The recommendations made here are primarily directed to state and territory governments but should also inform the policies of the Australian Government.

SNAICC will pursue opportunities to work with state and territory governments, and the Australian Government where appropriate, to incorporate this approach into child protection, out of home care and family support legislation, policies and practices. SNAICC also wants non-government organisations providing out of home care and other child and family welfare services for Aboriginal and Torres Strait Islander people to seriously consider these recommendations and to adapt their policies and actions where relevant.

OVERVIEW

This paper presents an approach to out of home care for Aboriginal and Torres Strait Islander children in Australia. Out of home care is defined as alternative accommodation and care for children who need to be removed from their homes due to child protection concerns. The papers focuses on foster care but also covers the whole out of home care ‘journey’, which includes:

  • time when pressures are building within a family that may lead to abuse or neglect;
  • time during which child protection concerns have been notified to the statutory authorities and removal is being considered;
  • time spent in foster care, kinship care or other out of home care.

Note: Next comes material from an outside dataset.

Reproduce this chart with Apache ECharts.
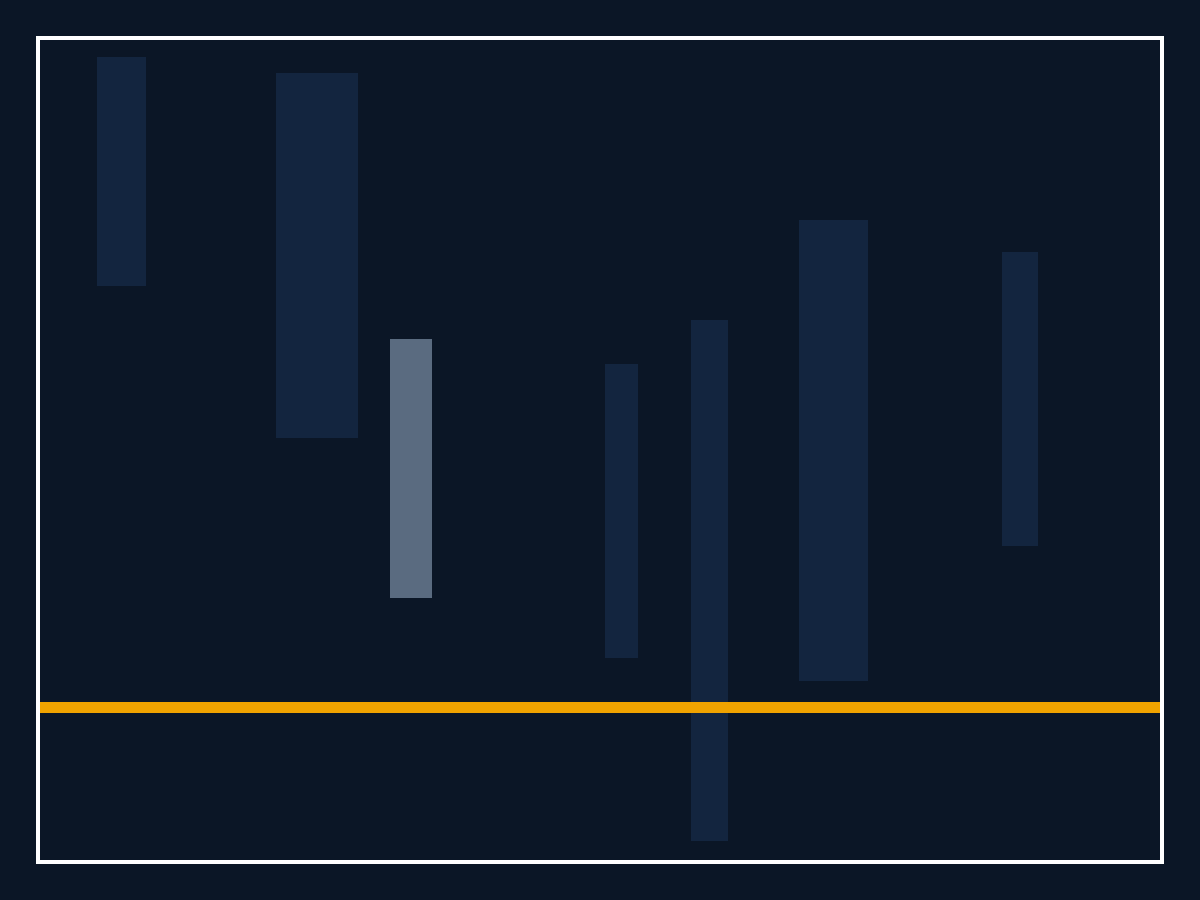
<!DOCTYPE html>
<html>
<head>
<meta charset="utf-8">
<script src="https://cdn.jsdelivr.net/npm/echarts@6/dist/echarts.min.js"></script>
<style>
  html, body { margin: 0; padding: 0; background: #0b1626; }
  #chart { width: 1200px; height: 900px; }
</style>
</head>
<body>
<div id="chart"></div>
<script>
// ranges (x in tenths of plot width units, y in plot units)
var xStart = [5.7, 23.6, 35.0, 56.5, 65.1, 75.9, 96.2];
var xEnd   = [10.6, 31.8, 39.2, 59.8, 68.8, 82.8, 99.8];
var yLow   = [57.4, 42.2, 26.2, 20.2, 1.9, 17.9, 31.4];
var yHigh  = [80.3, 78.7, 52.1, 49.6, 54.0, 64.0, 60.8];
var highlighted = [0, 0, 1, 0, 0, 0, 0];
var baseline = 15.25;

var chart = echarts.init(document.getElementById('chart'), null, {renderer: 'canvas'});

var rows = [];
for (var i = 0; i < xStart.length; i++) {
    rows.push([xStart[i], xEnd[i], yLow[i], yHigh[i], highlighted[i]]);
}

chart.setOption({
    backgroundColor: '#0b1626',
    animation: false,
    grid: [
        {left: 40, right: 40, top: 40, bottom: 40, show: false},
        // frame around the plot
        {left: 38, right: 38, top: 38, bottom: 38, show: true,
         borderColor: '#ffffff', borderWidth: 4, backgroundColor: 'transparent'}
    ],
    xAxis: [
        {type: 'value', min: 0, max: 112, show: false, gridIndex: 0},
        {type: 'value', min: 0, max: 1, show: false, gridIndex: 1}
    ],
    yAxis: [
        {type: 'value', min: 0, max: 82, show: false, gridIndex: 0},
        {type: 'value', min: 0, max: 1, show: false, gridIndex: 1}
    ],
    series: [
        {
            type: 'custom',
            xAxisIndex: 0,
            yAxisIndex: 0,
            data: rows,
            encode: {x: [0, 1], y: [2, 3]},
            renderItem: function (params, api) {
                var p0 = api.coord([api.value(0), api.value(3)]);
                var p1 = api.coord([api.value(1), api.value(2)]);
                return {
                    type: 'rect',
                    shape: {x: p0[0], y: p0[1], width: p1[0] - p0[0], height: p1[1] - p0[1]},
                    style: {fill: api.value(4) ? '#5a6b80' : '#13253f'}
                };
            },
            z: 2
        },
        {
            type: 'line',
            xAxisIndex: 0,
            yAxisIndex: 0,
            data: [],
            markLine: {
                silent: true,
                symbol: ['none', 'none'],
                label: {show: false},
                lineStyle: {color: '#f0a300', width: 11, type: 'solid'},
                data: [{yAxis: baseline}]
            },
            z: 3
        }
    ]
});
</script>
</body>
</html>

The individual circumstances of the child and his or her family should govern the duration of time spent in out of home care placements, not pre-imposed time frames or strict permanency planning rules.

The paper’s underlying premise is that, for cultural and spiritual reasons, maintaining contact or involvement with family or returning to family will always be in the Aboriginal or Torres Strait Islander child’s best interests if safety issues can be addressed. Therefore, as well as focusing on the needs of the Aboriginal or Torres Strait Islander child in foster care, the paper also focuses on the need to strengthen and support the child’s family of origin after the child has been removed so that the child can maintain connection to their family and hopefully be reunited with them. Family and community are the source of an Aboriginal or Torres Strait Islander child’s culture – remove them from family and you deny them their culture.

In summary, the SNAICC approach to achieving stable and culturally strong out of home care for Aboriginal and Torres Strait Islander children includes the following elements:

  1. Moving towards total Aboriginal and Torres Strait Islander control of child and family welfare services for Aboriginal and Torres Strait Islander people including child protection services and out of home care service delivery and case management.
  2. Properly implementing the Aboriginal Child Placement Principle and more effectively recruiting, training and supporting Aboriginal and Torres Strait
    Islander foster carers and kinship carers.
  3. Developing national out of home care standards for Aboriginal and Torres Strait Islander children that reflect cultural and spiritual needs.
  4. Enabling Aboriginal and Torres Strait Islander children in out of home care to maintain and build family connections.
  5. Developing healing and family support services for Aboriginal and Torres Strait Islander families to prevent child abuse, neglect and removal and to bring removed children home.

Each of these elements is discussed within this paper.